Search code examples
pythonscrapy

scrapy stops crawling with 500 Internal Server Error


I am crawling a web with scrapy and I receive the error:

Gave up retrying <GET https://www.something.net> (failed 3 times): 500 Internal Server Error

even though in the parse method I have added this parameter to the meta of the scrapy.Request that calls the parse function:

"handle_httpstatus_all": True,

Then in the parse function I do:

item = response.meta['item']
if response.status == 200:
    #Keeps building the item
yield item

So in theory this should not happen. What can I do to avoid it?


Solution

  • Your theory is missing some vital information.

    Scrapy has two different sets of middleware that each request must pass through. The one you are referring to is the HttpErrorMiddleware which is belongs to the Spider-Middleware group. If this middleware is enabled and you set the request meta key handle_httpstatus_all to True then it does in fact allow all failed requests through to be parsed.

    However there is another group of Middleware called the Downloader-Middleware which are passed through first before the requests/responses ever reach the Spider-Middleware. Among these is the RetryMiddleware which identifies responses with certain error codes that are determined to be potentially temporary and automatically resends those requests up to a certain number of times before the response is officially considered failed.

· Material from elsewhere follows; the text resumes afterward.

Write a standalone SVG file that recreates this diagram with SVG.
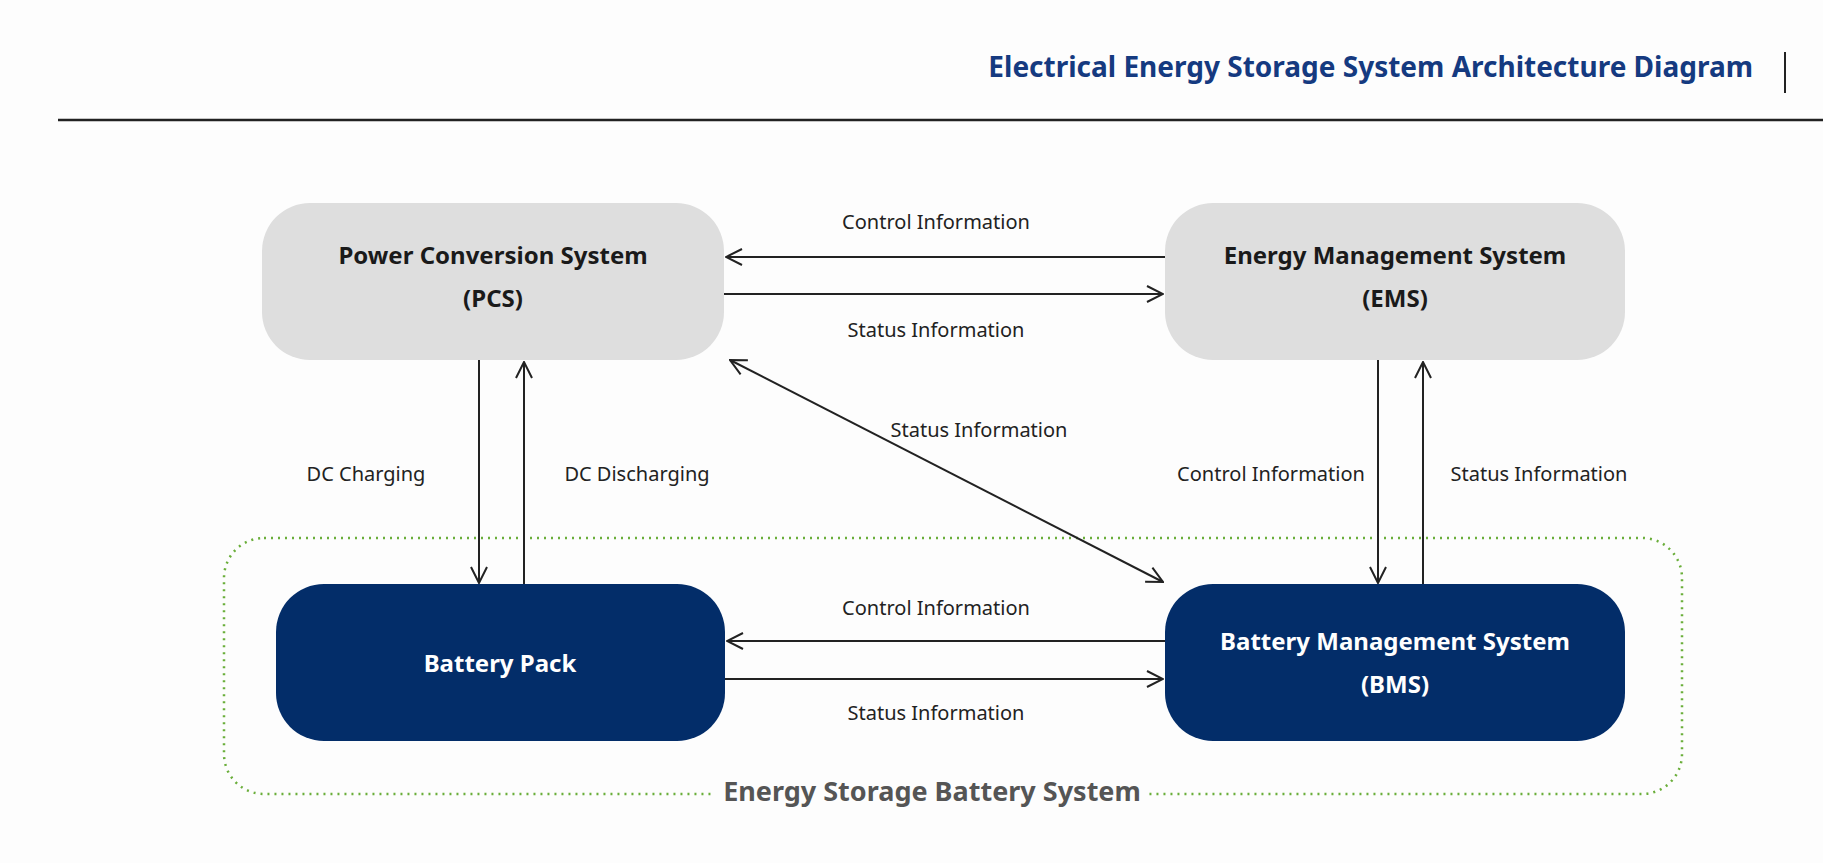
<svg xmlns="http://www.w3.org/2000/svg" width="1823" height="863" viewBox="0 0 1823 863">
<style>
text{font-family:"Noto Sans","Liberation Sans",sans-serif;text-anchor:middle}
.lbl{font-size:20px;fill:#222}
.nt{font-size:24px;font-weight:bold}
.light rect{fill:#dedede}
.light text{fill:#1a1a1a}
.dark rect{fill:#032d69}
.dark text{fill:#fff}
.c line{stroke:#222;stroke-width:2;fill:none}
</style>
<defs>
<marker id="a" viewBox="0 0 20 20" refX="19" refY="10" markerWidth="20" markerHeight="20" markerUnits="userSpaceOnUse" orient="auto-start-reverse">
<path d="M3,2 L19,10 L3,18" fill="none" stroke="#222" stroke-width="2"/>
</marker>
</defs>
<rect width="1823" height="863" fill="#fdfdfd"/>
<g id="header">
<text x="1753" y="77" style="font-size:28px;font-weight:bold;fill:#153a80;text-anchor:end">Electrical Energy Storage System Architecture Diagram</text>
<line x1="1785" y1="52" x2="1785" y2="93" stroke="#222" stroke-width="2"/>
<line x1="58" y1="120" x2="1823" y2="120" stroke="#222" stroke-width="2.5"/>
</g>
<g id="container">
<rect x="224" y="538" width="1458" height="256" rx="40" fill="none" stroke="#6aae3a" stroke-width="2.5" stroke-dasharray="2 5"/>
<rect x="715" y="770" width="434" height="40" fill="#fdfdfd"/>
<text x="932" y="801" style="font-size:27px;font-weight:bold;fill:#555">Energy Storage Battery System</text>
</g>
<g id="pcs" class="light"><rect x="262" y="203" width="462" height="157" rx="48"/><text class="nt" x="493" y="264">Power Conversion System</text><text class="nt" x="493" y="307">(PCS)</text></g>
<g id="ems" class="light"><rect x="1165" y="203" width="460" height="157" rx="48"/><text class="nt" x="1395" y="264">Energy Management System</text><text class="nt" x="1395" y="307">(EMS)</text></g>
<g id="battery" class="dark"><rect x="276" y="584" width="449" height="157" rx="48"/><text class="nt" x="500" y="672">Battery Pack</text></g>
<g id="bms" class="dark"><rect x="1165" y="584" width="460" height="157" rx="48"/><text class="nt" x="1395" y="650">Battery Management System</text><text class="nt" x="1395" y="693">(BMS)</text></g>
<g id="connectors" class="c">
<line x1="1165" y1="257" x2="726" y2="257" marker-end="url(#a)"/>
<line x1="724" y1="294" x2="1163" y2="294" marker-end="url(#a)"/>
<line x1="1165" y1="641" x2="727" y2="641" marker-end="url(#a)"/>
<line x1="725" y1="679" x2="1163" y2="679" marker-end="url(#a)"/>
<line x1="479" y1="360" x2="479" y2="583" marker-end="url(#a)"/>
<line x1="524" y1="584" x2="524" y2="362" marker-end="url(#a)"/>
<line x1="1378" y1="360" x2="1378" y2="583" marker-end="url(#a)"/>
<line x1="1423" y1="584" x2="1423" y2="362" marker-end="url(#a)"/>
<line x1="730" y1="360" x2="1163" y2="582" marker-start="url(#a)" marker-end="url(#a)"/>
</g>
<g id="labels">
<text class="lbl" x="936" y="229">Control Information</text>
<text class="lbl" x="936" y="337">Status Information</text>
<text class="lbl" x="936" y="615">Control Information</text>
<text class="lbl" x="936" y="720">Status Information</text>
<text class="lbl" x="366" y="481">DC Charging</text>
<text class="lbl" x="637" y="481">DC Discharging</text>
<text class="lbl" x="1271" y="481">Control Information</text>
<text class="lbl" x="1539" y="481">Status Information</text>
<text class="lbl" x="979" y="437">Status Information</text>
</g>
</svg>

    So your theory is still accurate in the sense that all failed responses are allowed to go through, but for some error codes they first go through a few retry attempts before they get processed.

    You can customize the middleware's behavior by setting the number of retries with max_retry_times meta key to a custom value, or setting the dont_retry meta key to True, or you can disable the retry middleware altogether in your settings with RETRY_ENABLED = False .

    You can also customize which error codes are considered eligible for retry with the RETRY_HTTP_CODES setting.